Temple’s business partner, Gregg Bathgate, is also an advanced instructor. There are two other instructors at the shop as well as three dive masters who are working their way to become instructors.

“There’s certainly enough people around to keep it going and keep the shop functional,” said Temple. “We probably need more instructor resources at the shop so we can have more flexibility.”

Many of their customers travel from out of the city to take classes including people from Regina, Estavan, Swift Current, and others.

Brian Lanktree, a customer lives 160 kilometers away in Weyburn, said after a bad experience buying equipment elsewhere he decided to go to Moose Jaw. There he received all his advanced training -- Rescue Diving, Equipment Maintenance, Dive Master, Ice Diving and Divers Alert Network O2 Provider.

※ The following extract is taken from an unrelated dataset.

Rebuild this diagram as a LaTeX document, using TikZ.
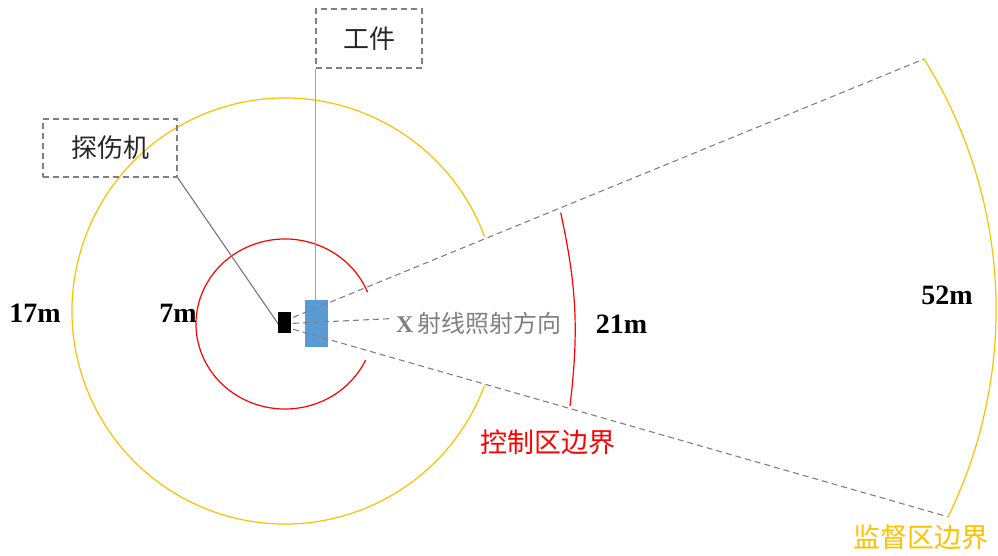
\documentclass[tikz,border=0pt]{standalone}
\usepackage{fontspec}
\setmainfont{Liberation Serif}
\newfontfamily\cjk{Noto Sans CJK SC}
\usetikzlibrary{calc}
\definecolor{orz}{HTML}{FFC000}
\definecolor{redz}{HTML}{FF0000}
\definecolor{bluez}{HTML}{5B9BD5}
\definecolor{grayz}{HTML}{808080}
\definecolor{lgrayz}{HTML}{A0A0A0}
\definecolor{dgrayz}{HTML}{767676}
\definecolor{txtz}{HTML}{262626}
\begin{document}
\begin{tikzpicture}[x=1pt,y=1pt,
  zonearc/.style={line width=1.2pt},
  ray/.style={draw=grayz, line width=1.1pt, dash pattern=on 6pt off 4pt},
  callout/.style={draw=grayz, line width=1.1pt, dash pattern=on 6pt off 4pt, inner sep=0pt, text=txtz, font=\cjk\fontsize{26}{30}\selectfont},
  dist/.style={font=\bfseries\fontsize{28}{32}\selectfont, inner sep=0pt},
  zonelabel/.style={font=\cjk\fontsize{27}{31}\selectfont, inner sep=0pt}]
\useasboundingbox (0,0) rectangle (998,555);

% zone boundaries
\draw[zonearc, orz] (285,244) ++(20.5:213pt) arc[start angle=20.5, end angle=339.5, radius=213pt];
\draw[zonearc, redz] (285,231) ++(22:89pt and 85pt) arc[start angle=22, end angle=335, x radius=89pt, y radius=85pt];

% callout boxes
\node[callout, minimum width=106pt, minimum height=59pt] (wj) at (369,516.5) {工件};
\node[callout, minimum width=134pt, minimum height=58pt] (tsj) at (110,407) {探伤机};

% workpiece
\node[fill=bluez, minimum width=23pt, minimum height=47pt, inner sep=0pt] (wp) at (316.5,231.5) {};
\draw[lgrayz, line width=1.1pt] (wj.south west) -- (wj.south west |- wp.north);
\draw[dgrayz, line width=1.1pt] (tsj.south east) -- (279,230);

% source
\node[fill=black, minimum width=13pt, minimum height=21pt, inner sep=0pt] (src) at (284.5,232.5) {};

% direction label
\node[anchor=west, inner sep=0pt, text=grayz, font=\fontsize{24}{28}\selectfont] (xl) at (396,232) {\textbf{X}\,{\cjk 射线照射方向}};

% ray ends
\coordinate (u52) at (924,496);
\coordinate (l52) at (947.7,38.3);

\draw[ray] ($(src.east)+(2,5.2)$) -- (u52);
\draw[ray] ($(src.east)+(2,-0.8)$) -- ($(xl.west)+(-3,4.5)$);
\draw[ray] ($(src.east)+(2,-6.8)$) -- (l52);

% 21m arc and 52m arc
\coordinate (c21a) at (560.7,342.3);
\coordinate (c21b) at (570,149);
\draw[zonearc, redz] (c21a) to[bend left=9.5] (c21b);
\draw[zonearc, orz] (u52) arc[start angle=32.1, end angle=-26.1, radius=471.5pt];

% distance labels
\node[dist] (d17) at (35,242) {17m};
\node[dist] (d7) at (178,242) {7m};
\node[dist] (d21) at (621.5,231) {21m};
\node[dist] (d52) at (947,260) {52m};

% zone labels
\node[zonelabel, text=redz] (ctl) at (548,113) {控制区边界};
\node[zonelabel, text=orz] (sup) at (921,18) {监督区边界};
\end{tikzpicture}
\end{document}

“They’re great guys and the service is second to none,” he said. “They just make you feel warm and welcome.”

“It just turned out that once I got into it, got involved in Scuba Guys’ Dive Shop, it’s been just a great hobby.”

Besides training, the shop offers other services. They are the only shop authorized by all the factories to repair equipment, according to Temple.

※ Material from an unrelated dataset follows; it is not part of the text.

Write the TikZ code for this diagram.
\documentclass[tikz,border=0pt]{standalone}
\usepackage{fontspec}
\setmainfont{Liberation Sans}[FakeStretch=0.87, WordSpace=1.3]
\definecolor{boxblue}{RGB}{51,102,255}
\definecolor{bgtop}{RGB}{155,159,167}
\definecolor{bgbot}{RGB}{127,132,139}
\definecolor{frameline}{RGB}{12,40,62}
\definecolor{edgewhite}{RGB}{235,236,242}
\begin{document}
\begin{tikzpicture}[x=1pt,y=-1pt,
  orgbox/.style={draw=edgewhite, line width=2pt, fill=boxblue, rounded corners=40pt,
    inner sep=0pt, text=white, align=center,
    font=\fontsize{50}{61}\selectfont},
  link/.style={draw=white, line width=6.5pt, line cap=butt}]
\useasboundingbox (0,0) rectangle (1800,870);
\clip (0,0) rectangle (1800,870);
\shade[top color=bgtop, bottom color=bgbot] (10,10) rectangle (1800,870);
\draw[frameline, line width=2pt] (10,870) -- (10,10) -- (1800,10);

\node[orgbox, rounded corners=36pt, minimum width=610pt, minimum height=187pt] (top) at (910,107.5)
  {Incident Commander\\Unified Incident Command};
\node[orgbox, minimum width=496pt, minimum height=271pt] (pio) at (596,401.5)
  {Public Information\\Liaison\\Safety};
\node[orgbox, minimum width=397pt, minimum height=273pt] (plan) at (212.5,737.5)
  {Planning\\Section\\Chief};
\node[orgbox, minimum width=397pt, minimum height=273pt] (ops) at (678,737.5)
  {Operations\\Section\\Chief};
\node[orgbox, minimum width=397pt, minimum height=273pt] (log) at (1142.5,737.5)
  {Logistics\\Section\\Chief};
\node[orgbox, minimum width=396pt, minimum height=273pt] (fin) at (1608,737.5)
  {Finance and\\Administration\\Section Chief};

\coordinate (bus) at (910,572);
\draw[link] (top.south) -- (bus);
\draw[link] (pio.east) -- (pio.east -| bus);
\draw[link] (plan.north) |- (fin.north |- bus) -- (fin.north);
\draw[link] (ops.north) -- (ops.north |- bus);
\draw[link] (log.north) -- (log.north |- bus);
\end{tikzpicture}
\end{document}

They still do contract work: doing body recoveries for the RCMP, helping towing companies with waterlogged vehicles in the lake, and completing inspections on bridges and dams.

A Facebook group for the shop helps to keep the community organized for upcoming club trips. Last year, 16 people went to Waterton National Park for dives and their club recently returned from a two-week diving trip to Honduras.

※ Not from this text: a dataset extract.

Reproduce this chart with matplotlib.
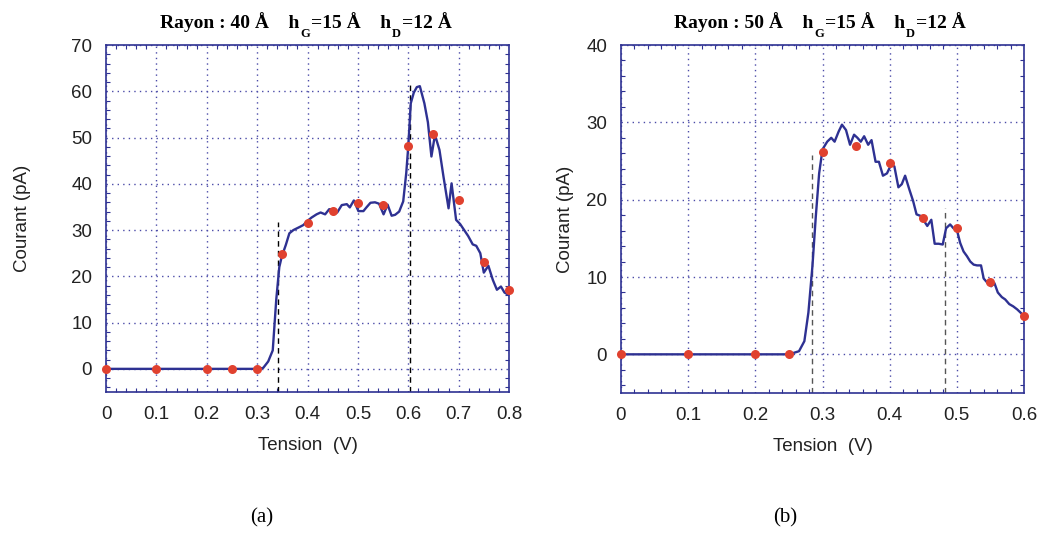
import numpy as np
import matplotlib.pyplot as plt
from matplotlib.ticker import MultipleLocator

plt.rcParams['font.family'] = ['Liberation Sans', 'DejaVu Sans']

# ---- panel (a) : Rayon 40 A ----
va_line = [0, 0.1, 0.2, 0.3, 0.312, 0.322, 0.331, 0.338, 0.344, 0.349, 0.357, 0.364,
           0.372, 0.385, 0.392, 0.398, 0.408, 0.418, 0.426, 0.435, 0.443, 0.451,
           0.459, 0.468, 0.478, 0.484, 0.492, 0.501, 0.511, 0.517, 0.525, 0.534,
           0.542, 0.551, 0.559, 0.567, 0.574, 0.582, 0.590, 0.596, 0.600, 0.605,
           0.611, 0.617, 0.623, 0.632, 0.639, 0.646, 0.653, 0.662, 0.670, 0.680,
           0.686, 0.695, 0.703, 0.711, 0.719, 0.728, 0.735, 0.743, 0.750, 0.759,
           0.768, 0.776, 0.784, 0.791, 0.799]
ia_line = [0, 0, 0, 0, 0.2, 1.6, 4.0, 15.0, 22.0, 24.3, 26.8, 29.3,
           30.0, 30.7, 31.1, 31.8, 32.7, 33.4, 33.8, 33.4, 34.5, 34.5,
           33.8, 35.4, 35.6, 34.9, 36.4, 34.1, 34.1, 34.9, 35.9, 36.0,
           35.7, 33.4, 35.5, 33.1, 33.3, 34.0, 36.2, 42.3, 48.0, 57.4,
           59.7, 60.9, 61.1, 57.4, 53.3, 45.9, 50.6, 47.3, 41.5, 34.7,
           40.1, 32.2, 31.3, 30.0, 28.7, 26.9, 26.6, 25.0, 20.8, 22.3,
           19.2, 17.1, 17.8, 16.5, 16.0]
va_pts = [0, 0.1, 0.2, 0.25, 0.3, 0.35, 0.4, 0.45, 0.5, 0.55, 0.6, 0.65, 0.7, 0.75, 0.8]
ia_pts = [0, 0, 0, 0, 0, 24.8, 31.5, 34.1, 35.9, 35.5, 48.2, 50.8, 36.4, 23.1, 17.1]
va_dash = [0.341, 0.603]
ia_dash = [31.8, 62.2]

# ---- panel (b) : Rayon 50 A ----
vb_line = [0, 0.1, 0.2, 0.25, 0.265, 0.273, 0.279, 0.285, 0.290, 0.295, 0.300,
           0.307, 0.313, 0.318, 0.324, 0.329, 0.335, 0.341, 0.347, 0.352, 0.357,
           0.362, 0.368, 0.373, 0.379, 0.384, 0.390, 0.396, 0.402, 0.407, 0.413,
           0.418, 0.423, 0.429, 0.435, 0.440, 0.446, 0.450, 0.456, 0.462, 0.467,
           0.473, 0.479, 0.484, 0.490, 0.495, 0.500, 0.505, 0.510, 0.515, 0.520,
           0.525, 0.530, 0.536, 0.540, 0.546, 0.551, 0.556, 0.561, 0.567, 0.572,
           0.578, 0.584, 0.590, 0.596, 0.600]
ib_line = [0, 0, 0, 0, 0.4, 1.7, 5.4, 11.4, 17.8, 23.4, 26.5,
           27.5, 28.0, 27.5, 28.8, 29.7, 29.0, 27.1, 28.4, 28.0, 27.5,
           28.2, 27.1, 27.7, 24.9, 24.9, 23.1, 23.4, 24.5, 24.3, 21.6,
           22.0, 23.1, 21.4, 19.8, 18.1, 17.9, 17.4, 16.6, 17.4, 14.3,
           14.3, 14.2, 16.3, 16.8, 16.3, 16.1, 14.4, 13.3, 12.7, 12.0,
           11.6, 11.5, 11.5, 9.8, 9.2, 8.8, 9.2, 8.0, 7.4, 7.1,
           6.5, 6.2, 5.8, 5.3, 4.9]
vb_pts = [0, 0.1, 0.2, 0.25, 0.3, 0.35, 0.4, 0.45, 0.5, 0.55, 0.6]
ib_pts = [0, 0, 0, 0, 26.2, 27.0, 24.8, 17.6, 16.4, 9.4, 5.0]
vb_dash = [0.285, 0.483]
ib_dash = [25.8, 18.9]

navy = '#2e3192'
red = '#e0412f'
W, H = 1041, 535

fig = plt.figure(figsize=(W / 100, H / 100), dpi=100)
ax1 = fig.add_axes([106 / W, 1 - 392 / H, 403 / W, 347 / H])
ax2 = fig.add_axes([621 / W, 1 - 393 / H, 403 / W, 348 / H])

panels = [
    (ax1, va_line, ia_line, va_pts, ia_pts, va_dash, ia_dash, 40, 0.8, 70, 'k', 29, 160),
    (ax2, vb_line, ib_line, vb_pts, ib_pts, vb_dash, ib_dash, 50, 0.6, 40, '#555555', 9, 674),
]


def title_row(ax, x0, r):
    # title written piece by piece so the subscripts sit low like the original
    base = 1 - 28 / H
    sub = 1 - 37 / H
    serif = dict(family='Liberation Serif', fontweight='bold', color='k')
    pieces = [(f'Rayon : {r} Å    h', 14, base), ('G', 9, sub),
              ('=15 Å    h', 14, base), ('D', 9, sub), ('=12 Å', 14, base)]
    prev = None
    for txt, fs, y in pieces:
        if prev is None:
            prev = fig.text(x0 / W, y, txt, fontsize=fs, va='baseline', ha='left', **serif)
        else:
            prev = ax.annotate(txt, xy=(1, y), xycoords=(prev, 'figure fraction'),
                               xytext=(0.6, 0), textcoords='offset points',
                               fontsize=fs, va='baseline', ha='left',
                               annotation_clip=False, **serif)


for ax, vl, il, vp, ip, vd, idd, r, xmax, ymax, dcol, ypad, tx in panels:
    for x, top in zip(vd, idd):
        ax.plot([x, x], [-5, top], color=dcol, lw=1.0, ls=(0, (4, 3)), zorder=2)
    ax.plot(vl, il, color=navy, lw=1.7, zorder=3)
    ax.plot(vp, ip, 'o', color=red, ms=6.5, mec='none', zorder=4, clip_on=False)
    ax.set_xlim(0, xmax)
    ax.set_ylim(-5, ymax)
    ax.xaxis.set_major_locator(MultipleLocator(0.1))
    ax.xaxis.set_minor_locator(MultipleLocator(0.02))
    ax.yaxis.set_major_locator(MultipleLocator(10))
    ax.yaxis.set_minor_locator(MultipleLocator(2))
    ax.xaxis.set_major_formatter(plt.FuncFormatter(lambda v, p: '0' if abs(v) < 1e-9 else f'{v:.1f}'))
    ax.grid(True, which='major', color='#4b4ba8', ls=(0, (1, 3)), lw=1.0)
    ax.tick_params(which='both', direction='in', top=True, right=True, color=navy,
                   labelsize=13.5, labelcolor='#222222')
    ax.tick_params(which='major', length=0, pad=10)
    ax.tick_params(which='minor', length=3, width=0.8)
    for s in ax.spines.values():
        s.set_color(navy)
        s.set_linewidth(1.2)
    ax.set_xlabel('Tension  (V)', fontsize=13.5, color='#222222', labelpad=10)
    ax.set_ylabel('Courant (pA)', fontsize=13.5, color='#222222', labelpad=ypad)
    title_row(ax, tx, r)

fig.text(262 / W, 1 - 518 / H, '(a)', family='Liberation Serif', fontsize=15,
         ha='center', va='center')
fig.text(785 / W, 1 - 518 / H, '(b)', family='Liberation Serif', fontsize=15,
         ha='center', va='center')

fig.savefig('out.png', dpi=100)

Overall, Temple said the business has been a good decision.

“There’s days where I’m really happy about it,” said Temple. “I really enjoy seeing the success that it’s had, but at the same time, that success has come with a lot of work.”

“There was always making trade-offs for it but I think in the long run it’s paid off pretty well for everyone.”

Dive lessons are held at the Kinsmen Sportsplex pool in Moose Jaw. The most basic course, Open Water Scuba Diving, is a six-week course held on Saturdays. It consists of two and a half hours of theory followed by an hour and a half of pool time. Once that’s complete, a minimum of four lake dives must be accomplished over two days and participants must pass a written exam. This course means freedom to dive anywhere.

Advanced courses are also offered including Deep Diving, Confined Space Diving, Night Diving and Underwater Photography. They also certify instructors.

“There isn’t anyone else around here who has that instructor capability,” said Temple, who also writes national programs for scuba diving agencies.

Scuba Guys’ Dive Shop offers free tryouts to anyone interested in testing out the sport.

Temple said he encourages people to face any fears they may have and try diving.

“It’s an adventure that every time you do it it’s going to be different,” he said. “You can do the same dive over and over and over again but each time you get into the water there’s something different to it.”

“You can always pick something out from it.”

The feeling that diving offers is unmatched by any other hobby, according to Temple.

“It means I have freedom. It’s the only place that you can go where you’re truly on your own.”